Leave out all pictures and give back precisely the lines from the line with "Clone this diagram in TikZ." to the line with "minimum width=308pt, minimum", including those two lines.

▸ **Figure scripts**
»»

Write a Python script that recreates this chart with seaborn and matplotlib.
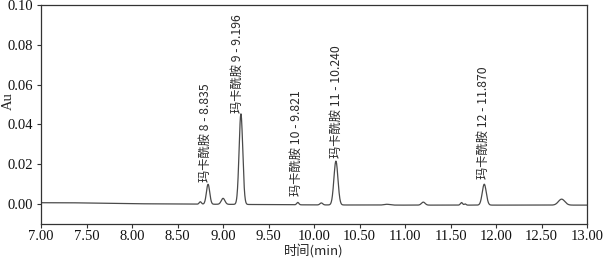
import numpy as np
import pandas as pd
import seaborn as sns
import matplotlib
matplotlib.use("Agg")
import matplotlib.pyplot as plt

# Peak table (retention time, height in Au, half-width in min)
peak_times = [8.75, 8.835, 9.00, 9.196, 9.821, 10.08, 10.240, 10.80, 11.20, 11.62, 11.66, 11.870, 12.72]
peak_heights = [0.0012, 0.0100, 0.0030, 0.0455, 0.0012, 0.0010, 0.0220, 0.0004, 0.0015, 0.0013, 0.0006, 0.0105, 0.0030]
peak_widths = [0.012, 0.018, 0.020, 0.020, 0.012, 0.015, 0.022, 0.03, 0.02, 0.012, 0.01, 0.022, 0.035]
baseline_t = [7.00, 7.30, 8.00, 9.00, 10.00, 11.00, 12.00, 13.00]
baseline_v = [0.0007, 0.0007, 0.0002, -0.0001, -0.0004, -0.0005, -0.0005, -0.0005]

labels = ["玛卡酰胺 8 - 8.835", "玛卡酰胺 9 - 9.196", "玛卡酰胺 10 - 9.821",
          "玛卡酰胺 11 - 10.240", "玛卡酰胺 12 - 11.870"]
label_x = [8.80, 9.16, 9.81, 10.25, 11.86]
label_y = [0.0110, 0.0455, 0.0040, 0.0230, 0.0128]

xticks = [7.00, 7.50, 8.00, 8.50, 9.00, 9.50, 10.00, 10.50, 11.00, 11.50, 12.00, 12.50, 13.00]
yticks = [0.00, 0.02, 0.04, 0.06, 0.08, 0.10]

t = np.linspace(7.0, 13.0, 3000)
signal = np.interp(t, baseline_t, baseline_v)
for c, h, w in zip(peak_times, peak_heights, peak_widths):
    signal = signal + h * np.exp(-0.5 * ((t - c) / w) ** 2)
df = pd.DataFrame({"time": t, "Au": signal})

sns.set_theme(style="white")
plt.rcParams['font.family'] = ['Liberation Serif', 'Noto Sans CJK SC']

fig = plt.figure(figsize=(6.04, 2.59), dpi=100)
ax = fig.add_axes([0.068, 0.135, 0.904, 0.846])
sns.lineplot(data=df, x="time", y="Au", ax=ax, color="#4a4a4a", linewidth=0.9)

for lx, ly, lab in zip(label_x, label_y, labels):
    ax.text(lx, ly, lab, rotation=90, ha="center", va="bottom", fontsize=8.8,
            family=['Noto Sans CJK SC', 'DejaVu Sans'], color="#2a2a2a")

ax.set_xlim(7.0, 13.0)
ax.set_ylim(-0.01, 0.10)
ax.set_xticks(xticks)
ax.set_xticklabels([f"{v:.2f}" for v in xticks], fontsize=10.5)
ax.set_yticks(yticks)
ax.set_yticklabels([f"{v:.2f}" for v in yticks], fontsize=10.5)
ax.set_xlabel("时间(min)", fontsize=9.5, family=['Noto Sans CJK SC', 'Liberation Serif'])
ax.set_ylabel("Au", fontsize=10.5)
ax.xaxis.set_label_coords(0.5, -0.094)
ax.yaxis.set_label_coords(-0.048, 0.56)
for s in ax.spines.values():
    s.set_color("#333333")
    s.set_linewidth(0.9)
ax.tick_params(axis="x", pad=1.5)
ax.tick_params(axis="both", length=3, width=0.8, color="#333333", direction="out",
               bottom=True, left=True, labelcolor="#111111")
ax.tick_params(axis="y", pad=2.5)
fig.savefig("out.png", dpi=100)
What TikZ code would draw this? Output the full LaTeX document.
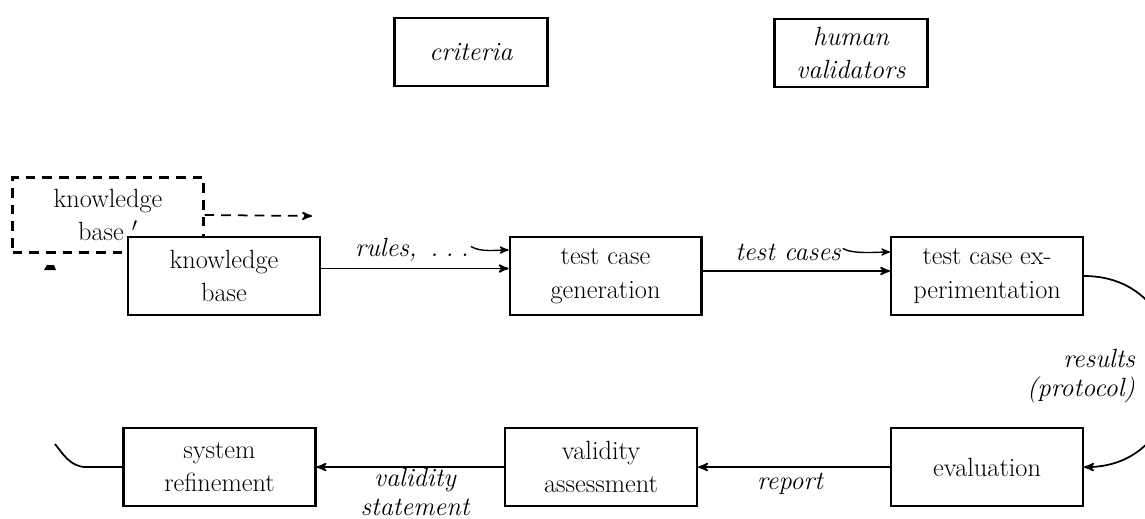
\documentclass[tikz,border=0pt]{standalone}
\usepackage{tikz}
\usetikzlibrary{
  positioning,
  arrows
}
\tikzset{
  >=stealth',
  node distance=3.75cm,
  every node/.style={font=\fontsize{15}{19}\selectfont},
  block/.style={draw, line width=1.2pt, fill=white, align=center,
    minimum width=3.84cm, minimum height=1.56cm, inner sep=2pt},
  topbox/.style={block, font=\fontsize{15}{19}\selectfont\itshape,
    minimum width=3.06cm, minimum height=1.36cm},
  ghost/.style={block, fill=none, dash pattern=on 5.5pt off 4pt,
    minimum width=3.82cm, minimum height=1.5cm},
  lbl/.style={font=\fontsize{15}{16.5}\selectfont\itshape, align=center, inner sep=1pt},
  flow/.style={->, line width=1pt},
  hint/.style={->, line width=0.8pt}
}

\begin{document}
\begin{tikzpicture}[x=0.02cm, y=-0.02cm]
    \useasboundingbox (0,0) rectangle (1145,518);
    \clip (0,0) rectangle (1145,518);
    % upper boxes
    \node[topbox] (crit) at (471,52) {criteria};
    \node[topbox] (human) at (851,53) {human\\validators};
    % old knowledge base
    \node[ghost] (kbold) at (108,215) {knowledge\\base $'$};
    \coordinate (kbto) at (312,216);
    \draw[flow, dash pattern=on 5.5pt off 4pt] (kbold.east) -- (kbto);
    \fill (44,270) -- (47,265) -- (54,265) -- (56,270) -- cycle;
    % main row
    \node[block] (kb) at (224,276) {knowledge\\base};
    \node[block, right=of kb] (tcg) {test case\\generation};
    \node[block, right=of tcg] (tce) {test case ex-\\perimentation};
    \node[block, below=2.22cm of tce] (eval) {evaluation};
    \node[block, left=3.84cm of eval] (va) {validity\\assessment};
    \node[block, left=of va] (sr) {system\\refinement};
    % connectors
    \draw[flow] ([yshift=0.15cm]kb.east) -- ([yshift=0.15cm]tcg.west);
    \draw[flow] ([yshift=0.1cm]tcg.east) -- ([yshift=0.1cm]tce.west);
    \draw[flow] (tce.east) .. controls +(120,0) and +(120,0) .. (eval.east);
    \draw[flow] (eval.west) -- (va.east);
    \draw[flow] (va.west) -- (sr.east);
    \coordinate (fb) at (55,444);
    \draw[line width=1pt] (sr.west) -- ++(-36,0) .. controls +(-16,0) and +(8,10) .. (fb);
    % labels
    \node[lbl] (rules) at (412,250) {rules, \,.\;.\;.};
    \draw[hint] ([yshift=2pt]rules.east) .. controls +(10,6) and +(-12,0) .. (rules.east -| tcg.west);
    \node[lbl] (cases) at (788,252) {test cases};
    \draw[hint] ([yshift=2pt]cases.east) .. controls +(10,6) and +(-12,0) .. (cases.east -| tce.west);
    \node[lbl, anchor=east, align=right] (res) at (1137,376) {results\\(protocol)};
    \node[lbl] (report) at (790,484) {report};
    \node[lbl] (stmt) at (415,492) {validity\\statement};
\end{tikzpicture}
\end{document}
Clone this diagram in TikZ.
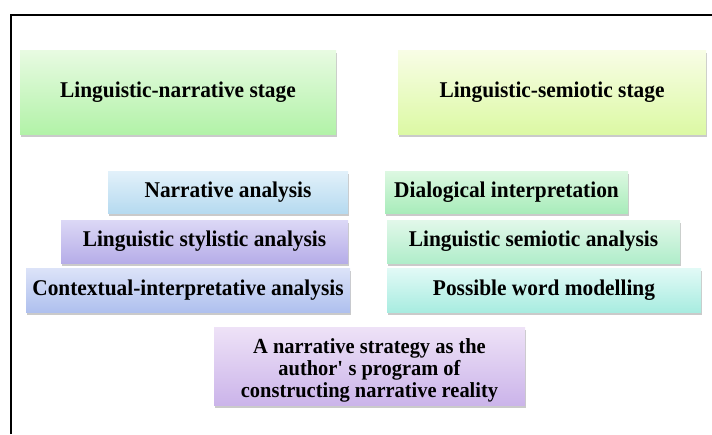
\documentclass[tikz,border=0pt]{standalone}
\usepackage{fontspec}
\setmainfont{Liberation Serif}[FakeStretch=0.95]
\usetikzlibrary{shadows}

\definecolor{narrtop}{HTML}{E8FBE2}
\definecolor{narrbot}{HTML}{B2F2A8}
\definecolor{semtop}{HTML}{F8FDE6}
\definecolor{sembot}{HTML}{DCF9A4}
\definecolor{bluetop}{HTML}{E2F1FA}
\definecolor{bluebot}{HTML}{B6DAF0}
\definecolor{lavtop}{HTML}{DCD8F6}
\definecolor{lavbot}{HTML}{B6ADE8}
\definecolor{peritop}{HTML}{DCE3F8}
\definecolor{peribot}{HTML}{AFC0EE}
\definecolor{minttop}{HTML}{DDF8E2}
\definecolor{mintbot}{HTML}{A8ECBA}
\definecolor{seatop}{HTML}{E2F8EA}
\definecolor{seabot}{HTML}{B0EDCA}
\definecolor{aquatop}{HTML}{E2FAF6}
\definecolor{aquabot}{HTML}{A8ECE0}
\definecolor{liltop}{HTML}{EEE2F7}
\definecolor{lilbot}{HTML}{CBB4EA}

\tikzset{
  box/.style={rectangle, inner sep=0pt, align=center,
    font=\bfseries\fontsize{22.5}{24}\selectfont,
    drop shadow={shadow xshift=0.8pt, shadow yshift=-2.5pt, opacity=0.35, fill=black!60}},
}

\begin{document}
\begin{tikzpicture}[x=1pt, y=-1pt]
	\useasboundingbox (0,0) rectangle (712,434);

	% outer frame, cut off at the right and bottom
	\draw[line width=2pt] (11,434) -- (11,15) -- (712,15);

	% stages
	\node[box, minimum width=316pt, minimum height=84pt, top color=narrtop, bottom color=narrbot] (narrstage) at (178,92) {Linguistic-narrative stage};
	\node[box, minimum width=308pt, minimum height=84pt, top color=semtop, bottom color=sembot] (semstage) at (552,92) {Linguistic-semiotic stage};

	% left column
	\node[box, minimum width=240pt, minimum height=42pt, top color=bluetop, bottom color=bluebot] (narran) at (228,192) {Narrative analysis};
	\node[box, minimum width=287pt, minimum height=43pt, top color=lavtop, bottom color=lavbot] (stylan) at (204.5,241.5) {Linguistic stylistic analysis};
	\node[box, minimum width=324pt, minimum height=44pt, top color=peritop, bottom color=peribot] (contan) at (188,290) {Contextual-interpretative analysis};

	% right column
	\node[box, minimum width=243pt, minimum height=42pt, top color=minttop, bottom color=mintbot] (dialint) at (506.5,192) {Dialogical interpretation};
	\node[box, minimum width=293pt, minimum height=43pt, top color=seatop, bottom color=seabot] (seman) at (533.5,241.5) {Linguistic semiotic analysis};
	\node[box, minimum width=314pt, minimum height=44pt, top color=aquatop, bottom color=aquabot] (wordmod) at (544,290) {Possible word modelling};

	% result
	\node[box, font=\bfseries\fontsize{21.5}{22}\selectfont, minimum width=311pt, minimum height=78pt, top color=liltop, bottom color=lilbot] (strategy) at (369.5,366) {\rule{0pt}{23pt}A narrative strategy as the\\author\textquotesingle\ s program of\\constructing narrative reality};
\end{tikzpicture}
\end{document}
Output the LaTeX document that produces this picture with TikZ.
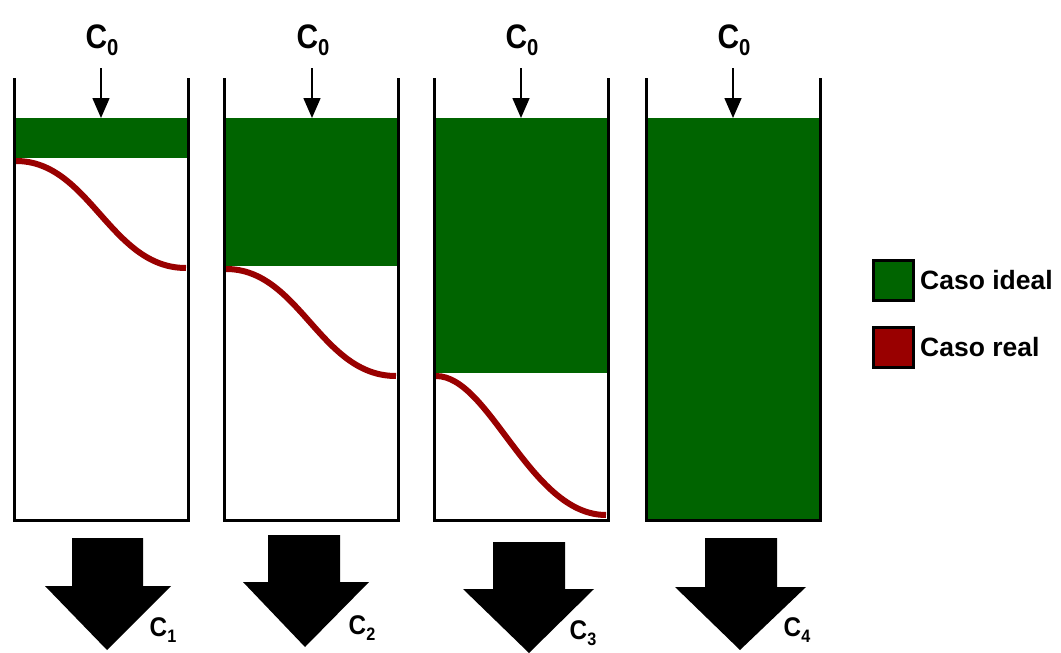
\documentclass[tikz,border=0pt]{standalone}
\usepackage{fontspec}
\setmainfont{Liberation Sans}
\usetikzlibrary{arrows.meta}
\definecolor{ideal}{RGB}{0,100,0}
\definecolor{real}{RGB}{153,0,0}
\begin{document}
\begin{tikzpicture}[x=1pt,y=-1pt,
  wall/.style={line width=3pt,black},
  feed/.style={line width=1.6pt,black,-{Triangle[length=20pt,width=17pt]}},
  curve/.style={line width=6pt,real},
  bigarrow/.style={fill=black,draw=none},
  toplabel/.style={font=\bfseries\fontsize{34}{34}\selectfont,inner sep=0pt},
  outlabel/.style={font=\bfseries\fontsize{27}{27}\selectfont,inner sep=0pt},
  legtext/.style={font=\bfseries\fontsize{26.5}{26.5}\selectfont,anchor=west,inner sep=0pt},
  legbox/.style={line width=3pt,draw=black,minimum width=40pt,minimum height=40pt,inner sep=0pt}]
\useasboundingbox (0,0) rectangle (1061,653);
% green fills
\fill[ideal] (14,118) rectangle (188,158);
\fill[ideal] (224,118) rectangle (398,266);
\fill[ideal] (434,118) rectangle (608,373);
\fill[ideal] (646,118) rectangle (820,520);
% red curves
\draw[curve] (16,161) .. controls (90,161) and (110,268) .. (186,268);
\draw[curve] (226,269) .. controls (300,269) and (320,376) .. (396,376);
\draw[curve] (436,376) .. controls (490,376) and (530,515) .. (606,515);
% columns
\foreach \l/\r in {14/188,224/398,434/608,646/820}{
  \draw[wall] (\l,78) -- (\l,520) -- (\r,520) -- (\r,78);
}
% C0 labels and feed arrows
\foreach \c/\n in {101/a,312/b,521/c,733/d}{
  \node[toplabel] (top\n) at (\c+1,40) {\scalebox{0.88}[1]{C\raisebox{-7pt}{\fontsize{23}{23}\selectfont 0}}};
  \coordinate (fs\n) at (\c,68);
  \coordinate (fe\n) at (\c,118);
  \draw[feed] (fs\n) -- (fe\n);
}
% big outlet arrows
\foreach \sl/\sr/\st/\hy/\hl/\hr/\tx/\ty in {72/143/538/586/45/171/107/650,
  268/340/535/582/243/369/305/647,
  493/565/542/589/463/594/529/653,
  705/777/538/587/675/806/740/650}{
  \fill[bigarrow] (\sl,\st) -- (\sr,\st) -- (\sr,\hy) -- (\hr,\hy) -- (\tx,\ty) -- (\hl,\hy) -- (\sl,\hy) -- cycle;
}
\node[outlabel] (c1) at (163,630) {\scalebox{0.9}[1]{C\raisebox{-6pt}{\fontsize{18}{18}\selectfont 1}}};
\node[outlabel] (c2) at (362,628) {\scalebox{0.9}[1]{C\raisebox{-6pt}{\fontsize{18}{18}\selectfont 2}}};
\node[outlabel] (c3) at (583,633) {\scalebox{0.9}[1]{C\raisebox{-6pt}{\fontsize{18}{18}\selectfont 3}}};
\node[outlabel] (c4) at (797,630) {\scalebox{0.9}[1]{C\raisebox{-6pt}{\fontsize{18}{18}\selectfont 4}}};
% legend
\node[legbox,fill=ideal] (lg1) at (893,280) {};
\node[legbox,fill=real] (lg2) at (893,347) {};
\node[legtext] (lt1) at (920,280) {Caso ideal};
\node[legtext] (lt2) at (920,347) {Caso real};
\end{tikzpicture}
\end{document}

««

▸ **TASK OUTPUT**
Clone this diagram in TikZ.
\documentclass[tikz,border=0pt]{standalone}
\usepackage{fontspec}
\setmainfont{Liberation Serif}[FakeStretch=0.95]
\usetikzlibrary{shadows}

\definecolor{narrtop}{HTML}{E8FBE2}
\definecolor{narrbot}{HTML}{B2F2A8}
\definecolor{semtop}{HTML}{F8FDE6}
\definecolor{sembot}{HTML}{DCF9A4}
\definecolor{bluetop}{HTML}{E2F1FA}
\definecolor{bluebot}{HTML}{B6DAF0}
\definecolor{lavtop}{HTML}{DCD8F6}
\definecolor{lavbot}{HTML}{B6ADE8}
\definecolor{peritop}{HTML}{DCE3F8}
\definecolor{peribot}{HTML}{AFC0EE}
\definecolor{minttop}{HTML}{DDF8E2}
\definecolor{mintbot}{HTML}{A8ECBA}
\definecolor{seatop}{HTML}{E2F8EA}
\definecolor{seabot}{HTML}{B0EDCA}
\definecolor{aquatop}{HTML}{E2FAF6}
\definecolor{aquabot}{HTML}{A8ECE0}
\definecolor{liltop}{HTML}{EEE2F7}
\definecolor{lilbot}{HTML}{CBB4EA}

\tikzset{
  box/.style={rectangle, inner sep=0pt, align=center,
    font=\bfseries\fontsize{22.5}{24}\selectfont,
    drop shadow={shadow xshift=0.8pt, shadow yshift=-2.5pt, opacity=0.35, fill=black!60}},
}

\begin{document}
\begin{tikzpicture}[x=1pt, y=-1pt]
	\useasboundingbox (0,0) rectangle (712,434);

	% outer frame, cut off at the right and bottom
	\draw[line width=2pt] (11,434) -- (11,15) -- (712,15);

	% stages
	\node[box, minimum width=316pt, minimum height=84pt, top color=narrtop, bottom color=narrbot] (narrstage) at (178,92) {Linguistic-narrative stage};
	\node[box, minimum width=308pt, minimum height=84pt, top color=semtop, bottom color=sembot] (semstage) at (552,92) {Linguistic-semiotic stage};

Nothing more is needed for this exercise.